Double Life of the Butcher of Bosnia

Radovan Karadzic had a Facebook page, Web site, even a girlfriend.

ByABC News
July 23, 2008, 2:48 PM

BELGRADE, Serbia, July 23, 2008 — -- For 13 years, investigators combed the mountainous regions of eastern Bosnia, looking for Radovan Karadzic. A popular theory for much of that time was that the fugitive Bosnian-Serb leader was hidden away in a monastery, protected by Orthodox monks.

But it turned out to be the colorless boulevards of New Belgrade that provided a hiding place for Europe's most wanted man. He found an effective alter ego, in the guise of an Orthodox mystic.
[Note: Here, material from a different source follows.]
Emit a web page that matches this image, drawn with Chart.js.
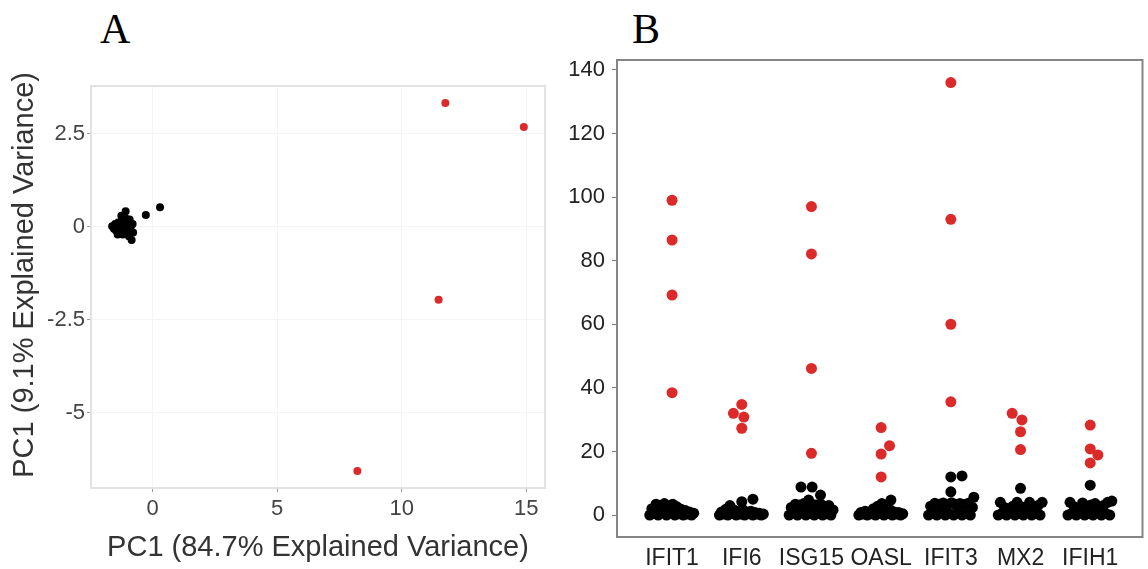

New Belgrade bares no resemblance to Pale, Karadzic's war-time home in Serb-held Bosnia. But even in New Belgrade, Karadzic managed to find a place that felt like home, the "Madhouse" cafe, not far from his two-bedroom apartment. The cafe is covered with pictures of Karadzic and his contemporaries, Bosnian Serb war-time military commander Ratko Mladic and Slobodan Milosevic.

Misko Kovijanic, the cafe owner and a longtime supporter of Karadzic, told ABCNews.com that Karadzic was a regular guest who liked to have a glass of red wine and enjoyed chanting and gusle music (traditional lyrelike folk instrument).

"He would always sit at the table from which he could see the photographs of Karadzic and Mladic," recalls Kovijanic, who is part of a small group of supporters. "We were singing of him, in front of him, without knowing that he was Karadzic."

People who live on Juri Gagarin Street, a street of gray Communist-era apartment buildings across the Sava River, felt certain that their new neighbor was some kind of mystical guru.

"He moved to our neighborhood early last year. I thought he was a spiritual man," said Danica Jankovic, a sixth floor neighbor of the man who assumed the alias Dr. Dragan or David Dabic. "His dense white beard and distinctive long hair, his long periods of complete silence, and the fact that he was into meditation left me with no doubt. I still cannot believe his true identity."

Unrecognizable, with long white hair, a long beard and 40 pounds lighter, Karadzic, under the new name, appears to have led a very different life than one would have expected from one of the world's most wanted fugitives.

He held lectures as an expert on meditation and health in front of cameras at seminars around the country. He had his own Facebook page, with a listing of 147 friends. He contributed articles to a magazine and offered medical advice on his Web site. The site promoted his David Wellbeing Program, based on the use of "human quantum energy," which says that people are "programmed" to live to between 120 and 130 years, an age that could be reached by those who had his treatments.